When George Bush took office in 2001, he refused to confirm his administration was bound by a “no hostile intent” statement, declared North Korea part of the “axis of evil“, stopped the shipments of fuel oil, and in 2003 suspended the project to build the reactors.
Not surprisingly, Pyongyang reacted. It withdrew from the NPT, began reprocessing at Yongbyon, and later announced it had nuclear weapons. However, diplomacy was not completely dead. In 2003 and 2004, six-party – North and South Korea, Japan, China, Russia and the US – talks took place, to seek progress in the denuclearisation of the Korean peninsula.

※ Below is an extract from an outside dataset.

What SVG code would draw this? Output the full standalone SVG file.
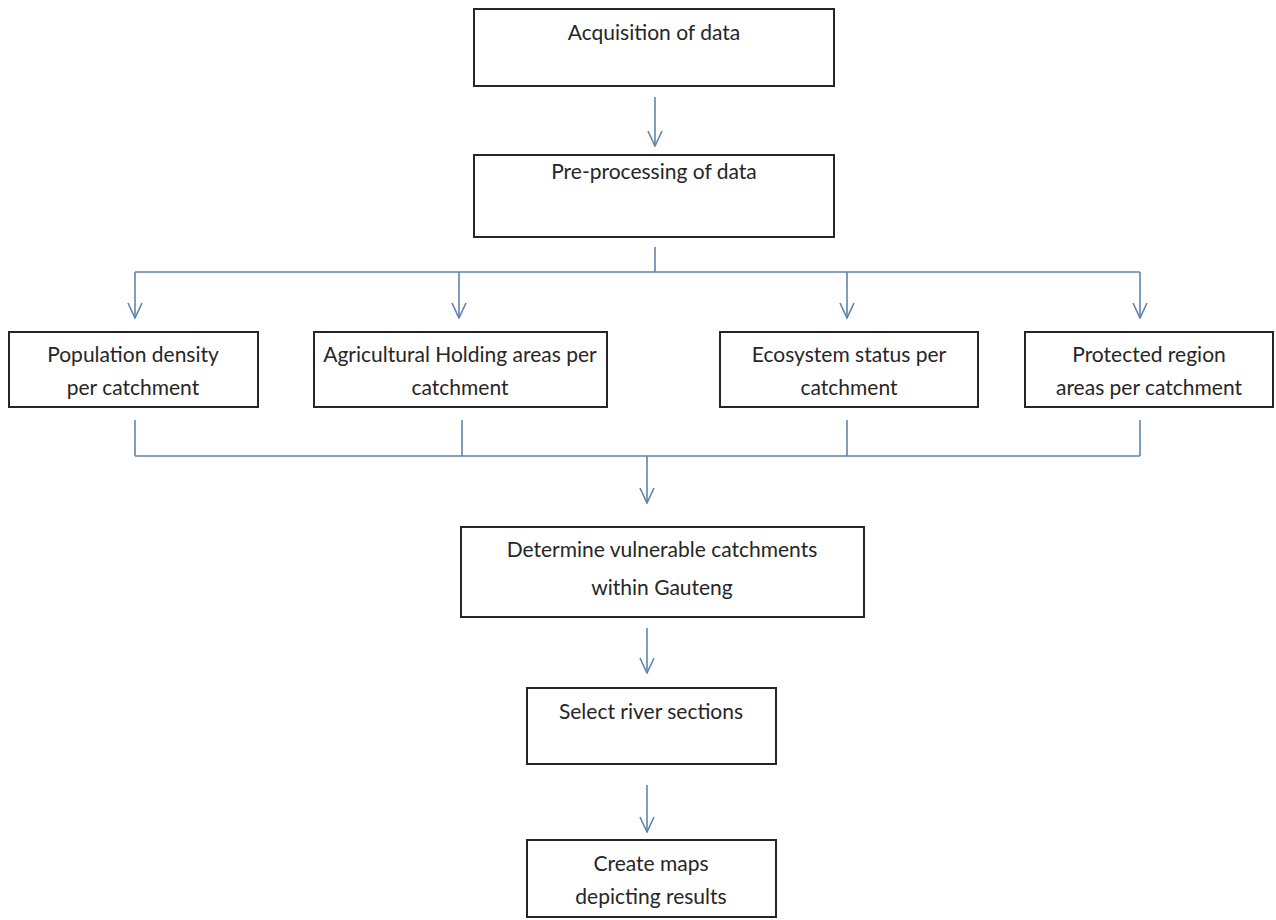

In September 2005 a statement was agreed. It included pledges by North Korea to give up its nuclear weapons and to accept International Atomic Energy Agency safeguards on Yongbyon. The US pledged not to attack, and North Korea not to introduce nuclear weapons into the peninsula. All six parties promised economic co-operation. Pyongyang’s right to civil nuclear power was affirmed.
Yet in 2006 the nuclear reactor deal for North Korea was terminated by the suppliers. Days later North Korea test fired seven ballistic missiles. These launches were the first since it had adopted a moratorium in 1999. The UN security council passed a resolution condemning the launches and calling on Pyongyang to return to talks and to re-establish the moratorium. North Korea said it would not be bound by the resolution and conducted an underground nuclear test.
The security council then adopted a resolution demanding Pyongyang refrain from further tests. More important, the Bush administration changed course: it decided to revert to Clinton’s diplomatic strategy. Christopher Hill, the US envoy to the six-party talks, was told to negotiate directly with the North Koreans.
Hill went to Pyongyang in 2007. A month later North Korea said it had shut down the nuclear reactor at Yongbyon and allowed international inspectors. It later also agreed to disable its main nuclear fuel reprocessing plant and to provide a full declaration of all of its nuclear programmes by the end of 2007.
In October 2007 the South Korean president, Roh Moo-hyun, travelled to Pyongyang to meet Kim Jong-il to discuss the prospects for reconciliation and economic co-operation. A team of US experts arrived in North Korea to begin disabling the Yongbyon facilities.
How did one of the few foreign policy successes of Bush’s second term implode in 18 months. The answer lies in South Korean politics. The conservative Lee Myung-bak won the presidential election in December 2007 promising to “deal with” North Korea.
The North Korean regime may be difficult to deal with, but it is consistent. If disabling the nuclear facilities depends on a step-by-step procedure, it doesn’t help to interrupt that by introducing other factors, such as missiles. Or to introduce conditionality. Most of all, North Korea wants others to show they have “no hostile intent” towards it. It is surprising the Obama administration has blundered into sanctions and threats. Progress was rapid after Pyongyang’s first test in 2006 once the US decided to negotiate seriously; it could be again if President Obama learns from that example.